Author: Victoria Parry, Partner, Osborne Clarke
It has finally arrived: protection against age discrimination. Last week the Government published draft regulations on age discrimination. The new laws will come into play in October 2006 but there are some interesting key points: all people (not just people over the age of 41) will have protection against age discrimination. As expected, the prohibited act follows the same pattern as other forms of discrimination. So direct and indirect discrimination will be prohibited as well as harassment and victimisation. It will also cover recruitment, employment, promotion, dismissal and provision of references.
Interestingly there are some fundamental differences in age discrimination. Both direct and indirect discrimination can be justified if the discrimination is proportionate and achieves a legitimate aim. Key legitimate aims for the marketing industry are likely to include:
- encouraging and rewarding loyalty; and
- the need for a reasonable period of employment before retirement.
But let's not forget that the discrimination also has to be proportionate. So for example, it may be possible to justify a length of service in setting benefits but if you start having service requirements of above 5 years then you really need to be careful about justification on this point. Any service requirement of 5 years or less will be lawful if it applies to all people doing similar work. For example, it is very common to have an increase in holiday entitlement according to an individual's service with the company. The argument put forward is that this encourages and rewards loyalty. Does it really? It may be worth having a quick recky of the history within your organisation to see whether holiday entitlement really is an issue that will prevent people from moving employment.
Particular care needs to be taken when dealing with issues such as sabbaticals where it is common to have a sabbatical "upon reaching your 40th birthday" or after 10 years service. Can you really still justify this?

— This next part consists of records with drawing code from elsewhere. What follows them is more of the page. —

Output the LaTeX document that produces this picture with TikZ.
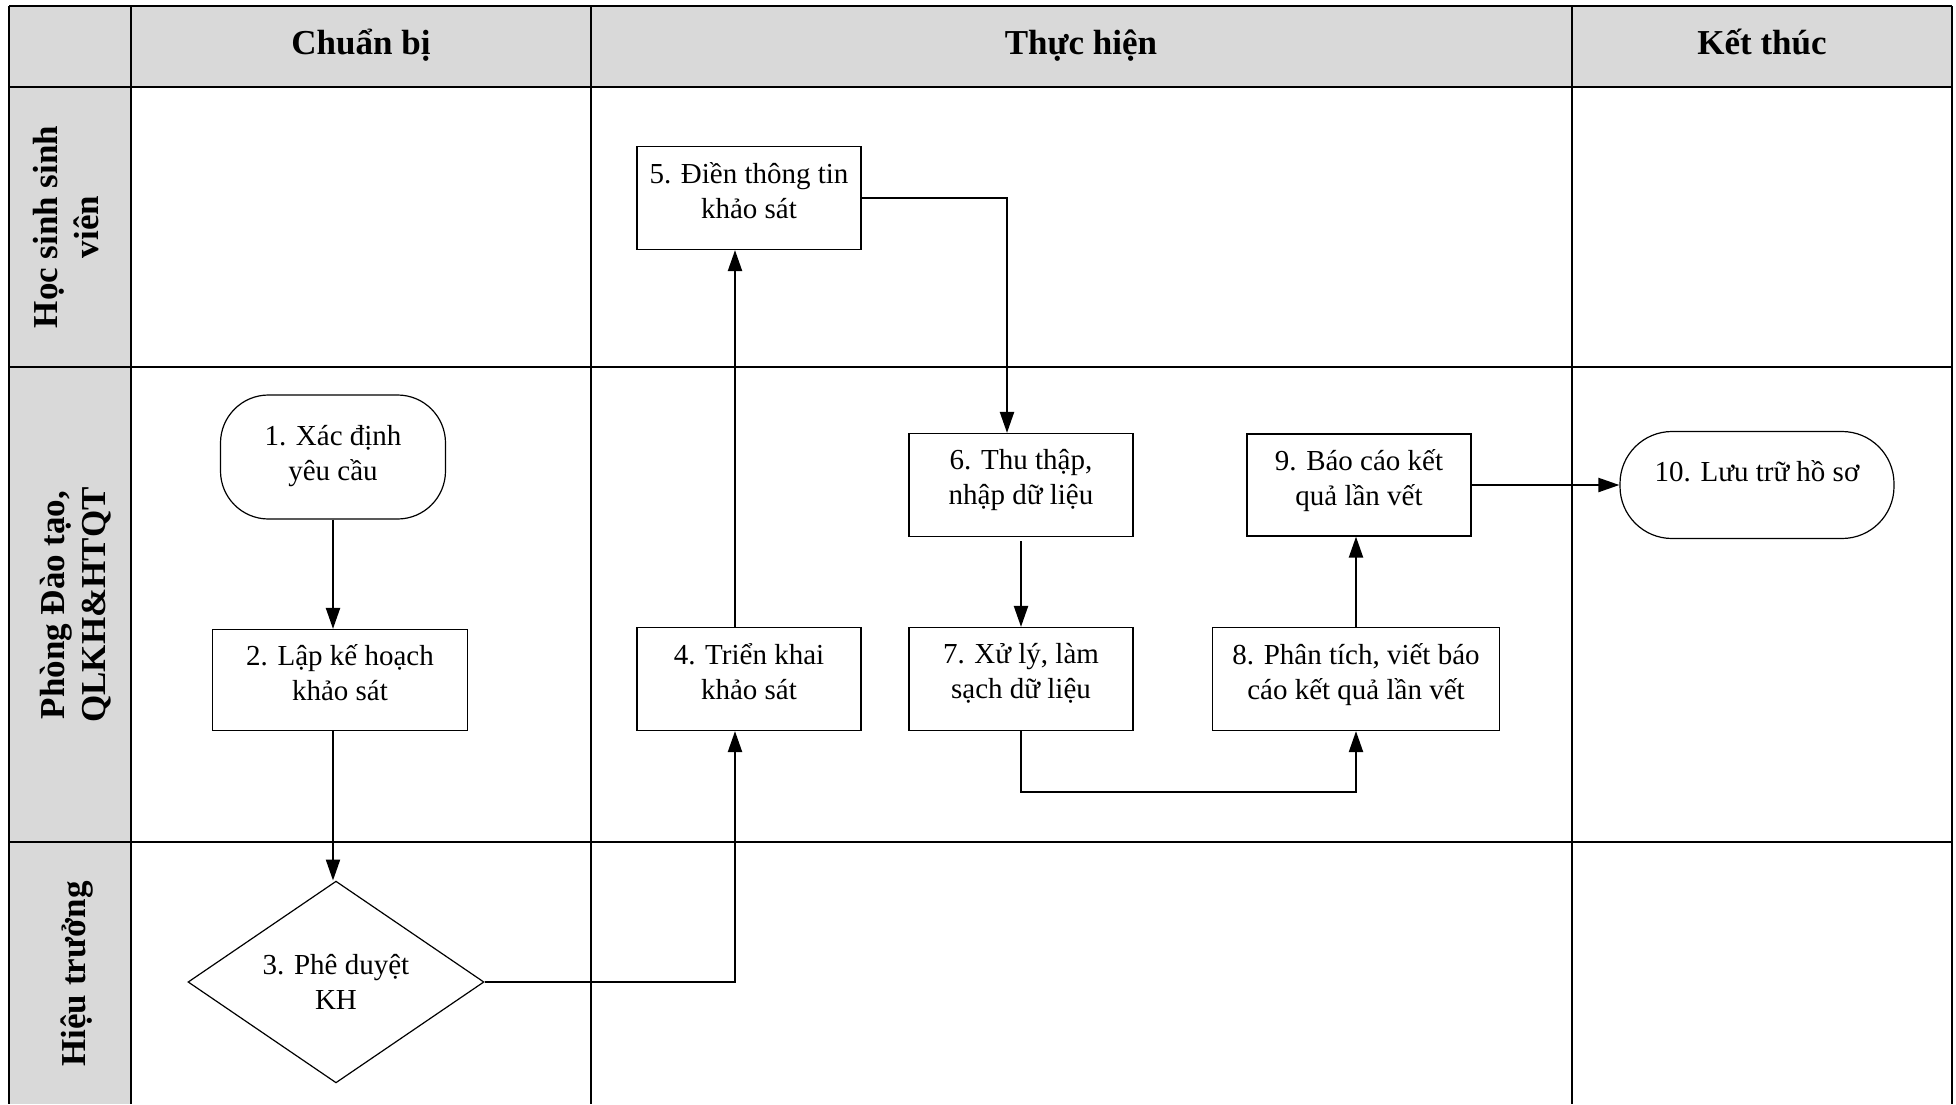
\documentclass[tikz,border=0pt]{standalone}
\usepackage{fontspec}
\setmainfont{Liberation Serif}
\usepackage{tikz}
\usetikzlibrary{shapes.geometric, arrows.meta, positioning, calc}
\definecolor{lanegray}{RGB}{217, 217, 217}
\tikzset{
    grid/.style={draw, line width=1.3pt},
    header/.style={font=\fontsize{17.5}{21}\selectfont\bfseries, anchor=base},
    lanelabel/.style={font=\fontsize{17.5}{20.5}\selectfont\bfseries, rotate=90, align=center, anchor=center},
    procbox/.style={rectangle, draw, line width=0.6pt, align=center, inner sep=2pt, text depth=8pt, font=\fontsize{14.5}{17.5}\selectfont},
    startstop/.style={procbox, rounded corners=24pt},
    decision/.style={diamond, draw, line width=0.6pt, align=center, inner sep=0pt, font=\fontsize{14.5}{17.5}\selectfont},
    line/.style={draw, -{Triangle[length=10.5pt, width=7pt]}, line width=1.1pt}
}

\begin{document}
\begin{tikzpicture}[x=0.5pt, y=-0.5pt]
        \useasboundingbox (0,0) rectangle (1956,1104);

        % Grid of the swimlanes
        \fill[lanegray] (9,6) rectangle (1952,87);
        \fill[lanegray] (9,87) rectangle (131,1104);
        \foreach \y in {6, 87, 367, 842}
            \draw[grid] (9,\y) -- (1952,\y);
        \foreach \x in {9, 131, 591, 1572, 1952}
            \draw[grid] (\x,6) -- (\x,1104);

        % Phase headers
        \node[header] (hPrep) at (361,54) {Chuẩn bị};
        \node[header] (hDo) at (1081,54) {Thực hiện};
        \node[header] (hEnd) at (1762,54) {Kết thúc};

        % Lane labels
        \node[lanelabel] (lStudent) at (66,227) {Học sinh sinh\\viên};
        \node[lanelabel] (lOffice) at (76,605) {Phòng Đào tạo,\\QLKH\&HTQT};
        \node[lanelabel] (lRector) at (77,974) {Hiệu trưởng};

        % Steps
        \node[startstop, minimum width=112.5pt, minimum height=62pt, text depth=4.5pt] (n1) at (333,457) {1. Xác định\\yêu cầu};
        \node[procbox, minimum width=127.5pt, minimum height=50.5pt] (n2) at (340,680) {2. Lập kế hoạch\\khảo sát};
        \node[decision, minimum width=148pt, minimum height=83pt] (n3) at (336,982) {3. Phê duyệt\\KH};
        \node[procbox, minimum width=112pt, minimum height=51.5pt] (n4) at (749,679) {4. Triển khai\\khảo sát};
        \node[procbox, minimum width=112pt, minimum height=51.5pt] (n5) at (749,198) {5. Điền thông tin\\khảo sát};
        \node[procbox, minimum width=112pt, minimum height=51.5pt] (n6) at (1021,485) {6. Thu thập,\\nhập dữ liệu};
        \node[procbox, minimum width=112pt, minimum height=51.5pt] (n7) at (1021,679) {7. Xử lý, làm\\sạch dữ liệu};
        \node[procbox, minimum width=143.5pt, minimum height=51.5pt] (n8) at (1356,679) {8. Phân tích, viết báo\\cáo kết quả lần vết};
        \node[procbox, minimum width=112pt, minimum height=51pt] (n9) at (1359,485) {9. Báo cáo kết\\quả lần vết};
        \node[startstop, minimum width=137pt, minimum height=53.5pt, rounded corners=26pt, text depth=14pt] (n10) at (1757,485) {10. Lưu trữ hồ sơ};

        % Flow
        \draw[line] (n1.south) -- (n1.south |- n2.north);
        \draw[line] (n2.south -| n1.south) -- (n1.south |- n3.north);
        \draw[line] (n3.east) -| ([xshift=-7pt]n4.south);
        \draw[line] ([xshift=-7pt]n4.north) -- ([xshift=-7pt]n4.north |- n5.south);
        \draw[line] (n5.east) -| ([xshift=-7pt]n6.north);
        \draw[line] ([yshift=-2pt]n6.south) -- (n7.north);
        \draw[line] (n7.south) -- ++(0,61) -| (n8.south);
        \draw[line] (n8.north) -- (n8.north |- n9.south);
        \draw[line] (n9.east) -- (n10.west);
    \end{tikzpicture}
\end{document}
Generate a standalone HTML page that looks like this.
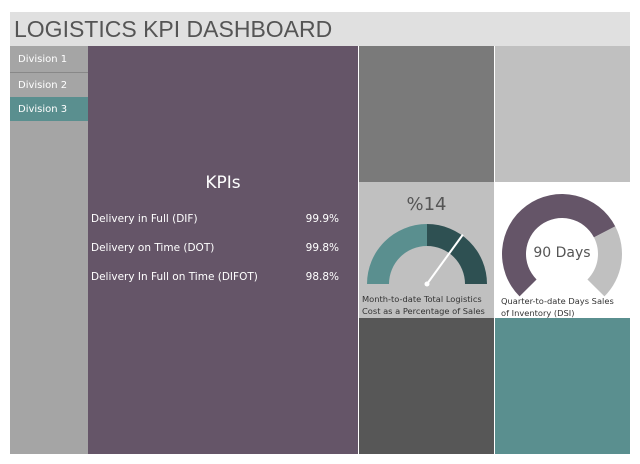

Retirement ages of over 65 will be lawful. Retirement ages below 65 will be unlawful unless objectively justified. The issue of default retirement ages will be revisited in 2011 to consider whether all retirement ages should be outlawed. It anticipated that employers will have to write to employees within 12 months (and not less than 6 months) of their retirement date. The notification must inform employees of the right to request a continue working. If the employee wants to continue working then the employer must consider this in good faith. You would be required to hold a meeting with the employee and the employee would have a right of appeal against refusal. Also bear in mind the upper age limits for unfair dismissal and redundancy rights will be removed. Further details will follow.